Gina watched her mother’s eyes drift to the side. “My mom was…all my life, she was pretty much an open book. What is it?” she sort of laughed. “She wore her heart on her sleeve?”
“Guess so. She didn’t really mix feelings, did she?”
“No, we girls always knew immediately when she was mad at one or all of us.” She bit that lip again and examined the tiled floor.
“The woman worked harder after Grandpa got sick than she or anyone else I’ve known has their entire lives.”
“I know what you mean,” Gina said. “Feels like we saw her less and less when I was in high school.”
“Well,” her mom said. “She sure was tricky about everything.”
“What do you mean?”
That small laugh again. “It turns out that…well, you know how she used to tell you stories when you slept over at her house?”
“Do you remember what you talked about after the stories?”
“Well,” Gina said. “I remember she always wanted me to have some…plan. You know? Where am I going to school? When or if I want to marry, travel the world, have kids…that type of stuff?”

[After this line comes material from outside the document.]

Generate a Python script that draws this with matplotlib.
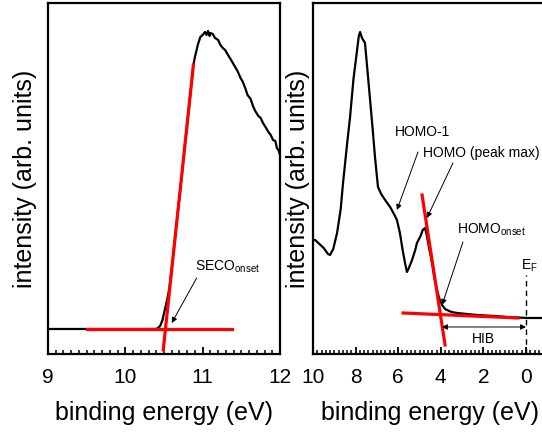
import matplotlib
matplotlib.use("Agg")
import matplotlib.pyplot as plt
from matplotlib.ticker import MultipleLocator, FixedLocator

plt.rcParams['font.family'] = ['Liberation Sans', 'DejaVu Sans']
plt.rcParams['mathtext.fontset'] = 'custom'
plt.rcParams['mathtext.rm'] = 'Liberation Sans'
plt.rcParams['mathtext.it'] = 'Liberation Sans:italic'
plt.rcParams['mathtext.bf'] = 'Liberation Sans:bold'

# ---- left panel: secondary electron cutoff ----
seco_energy = [9.0, 9.5, 10.0, 10.3, 10.40, 10.42, 10.45, 10.48, 10.51, 10.54, 10.57,
               10.60, 10.65, 10.70, 10.75, 10.80, 10.85, 10.88, 10.90, 10.94, 10.97,
               11.00, 11.03, 11.05, 11.07, 11.09, 11.10, 11.13, 11.16, 11.20, 11.23,
               11.26, 11.29, 11.32, 11.36, 11.39, 11.42, 11.45, 11.49, 11.52, 11.55,
               11.58, 11.62, 11.65, 11.68, 11.72, 11.75, 11.78, 11.82, 11.85, 11.88,
               11.91, 11.94, 11.96, 11.98, 12.0]
seco_int = [25, 25, 25, 25, 25, 26, 28, 34, 44, 54, 66,
            86, 122, 157, 194, 230, 267, 289, 297, 310, 317,
            319, 322, 319, 323, 318, 321, 320, 316, 314, 309,
            306, 304, 300, 295, 291, 287, 283, 276, 272, 266,
            259, 255, 248, 243, 238, 236, 231, 226, 222, 219,
            214, 213, 206, 204, 199]
seco_fit_steep_x = [10.49, 10.88]
seco_fit_steep_y = [4, 289]
seco_fit_base_x = [9.5, 11.38]
seco_fit_base_y = [25, 25]

# ---- right panel: valence band ----
vb_energy = [10.0, 9.9, 9.7, 9.5, 9.3, 9.2, 9.05, 8.87, 8.7, 8.59, 8.4, 8.26, 8.1,
             7.93, 7.85, 7.79, 7.7, 7.56, 7.45, 7.32, 7.2, 7.09, 6.95, 6.8, 6.71,
             6.55, 6.38, 6.2, 6.06, 5.92, 5.8, 5.68, 5.59, 5.5, 5.35, 5.2, 5.12,
             4.95, 4.85, 4.74, 4.65, 4.55, 4.41, 4.3, 4.18, 4.05, 3.94, 3.8, 3.71,
             3.5, 3.24, 2.8, 2.3, 1.5, 0.89, 0.4, -0.05, -1.0]
vb_int = [114, 114, 110, 106, 100, 99, 105, 121, 145, 171, 210, 237, 275,
          304, 318, 322, 316, 311, 285, 254, 225, 197, 167, 160, 157,
          152, 147, 140, 134, 121, 105, 91, 82, 86, 94, 104, 111,
          118, 124, 126, 118, 106, 91, 76, 64, 54, 49, 45, 44,
          42, 41, 40, 39, 38, 37, 36.5, 36, 36]
vb_fit_steep_x = [4.88, 3.80]
vb_fit_steep_y = [159, 9]
vb_fit_base_x = [5.77, 0.38]
vb_fit_base_y = [41, 36]

fig = plt.figure(figsize=(5.42, 4.32), dpi=100)
ax1 = fig.add_axes([0.0886, 0.1806, 0.428, 0.8125])
ax2 = fig.add_axes([0.5775, 0.1806, 0.4323, 0.8125])

# left
ax1.plot(seco_energy, seco_int, color='black', lw=1.6)
ax1.plot(seco_fit_steep_x, seco_fit_steep_y, color='#ff0000', lw=2.3)
ax1.plot(seco_fit_base_x, seco_fit_base_y, color='#ff0000', lw=2.3)
ax1.set_xlim(9, 12)
ax1.xaxis.set_major_locator(FixedLocator([9, 10, 11, 12]))
ax1.xaxis.set_minor_locator(MultipleLocator(0.1))

# right
ax2.plot(vb_energy, vb_int, color='black', lw=1.6)
ax2.plot(vb_fit_steep_x, vb_fit_steep_y, color='#ff0000', lw=2.3)
ax2.plot(vb_fit_base_x, vb_fit_base_y, color='#ff0000', lw=2.3)
ax2.set_xlim(10, -1)
ax2.xaxis.set_major_locator(FixedLocator([10, 8, 6, 4, 2, 0]))
ax2.xaxis.set_minor_locator(MultipleLocator(0.2))

for ax in (ax1, ax2):
    for sp in ax.spines.values():
        sp.set_linewidth(1.6)
    ax.set_yticks([])
    ax.set_ylim(0, 351)
    ax.tick_params(axis='x', which='major', direction='in', length=5, width=1.3,
                   labelsize=15, pad=10, top=False)
    ax.tick_params(axis='x', which='minor', direction='in', length=3, width=1.1,
                   top=False, bottom=True)
    ax.set_xlabel('binding energy (eV)', fontsize=18, labelpad=10)

ax1.set_ylabel('intensity (arb. units)', fontsize=18, labelpad=8)
ax2.set_ylabel('intensity (arb. units)', fontsize=18, labelpad=2)

ax1.annotate(r'SECO$_{\mathregular{onset}}$', xy=(10.60, 31), xytext=(10.90, 87),
             fontsize=10, ha='left', va='center',
             arrowprops=dict(arrowstyle='-|>', color='black', lw=0.7, mutation_scale=8,
                             shrinkA=0, shrinkB=0, relpos=(0.05, 0.0)))

arrow_kw = dict(arrowstyle='-|>', color='black', lw=0.7, mutation_scale=8, shrinkA=0, shrinkB=0)
ax2.text(6.15, 222, 'HOMO-1', fontsize=10, ha='left', va='center')
ax2.annotate('', xy=(6.06, 144), xytext=(5.07, 202), arrowprops=arrow_kw)
ax2.text(4.84, 201, 'HOMO (peak max)', fontsize=10, ha='left', va='center', clip_on=False)
ax2.annotate('', xy=(4.65, 136), xytext=(3.43, 191), arrowprops=arrow_kw)
ax2.text(3.24, 124, r'HOMO$_{\mathregular{onset}}$', fontsize=10, ha='left', va='center')
ax2.annotate('', xy=(3.94, 49), xytext=(2.96, 112), arrowprops=arrow_kw)

ax2.plot([0, 0], [0, 79], color='black', lw=1.0, ls=(0, (4, 3)))
ax2.text(0.25, 88, r'E$_{\mathregular{F}}$', fontsize=10, ha='left', va='center')
ax2.annotate('', xy=(0.0, 27), xytext=(3.95, 27),
             arrowprops=dict(arrowstyle='<|-|>', color='black', lw=0.7, mutation_scale=8,
                             shrinkA=0, shrinkB=0))
ax2.text(2.0, 15, 'HIB', fontsize=10, ha='center', va='center')

fig.savefig('out.png', dpi=100)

“Do you remember any of your answers?”
“Mom, that had to be…” she quickly calulated…over twenty years ago. Even if I could remember it obviously hasn’t come true.” Her eyes went downward. “Kids’ dreams never come true.”
Gina’s eyes were back up and say an old brown leather woman’s pocketbook.
“It was hers. Her attorney says this is what she’s left you.”
“Gee,” she said, biting her lower lip. “I’m so…moved.”
Her mother began to say one thing but switched gears. “Trust me. I’ll be there’s a reason.”
She unsnapped the lone button and withdrew a plane ticket and a handwritten note, signed by the deceased.
“What’s it say?” her mother asked.
“‘Darling Gina,’” she read. “She hasn’t called me that in years, Mom.”
Her eyes watered. “I know.”
“‘I’ll make this quick because I don’t like to waste time. I’ve left each of you children $25,000 from…well, let’s just say some money I earned over my life. You are hereby ordered to quit that job you told me about a month or so ago and get to Europe. I don’t care how long you stay or if you even come back. The world is too big to stay in one place though.’”
“Well, Gina? Surprised?”
“Nothing that woman surpises me anymore.”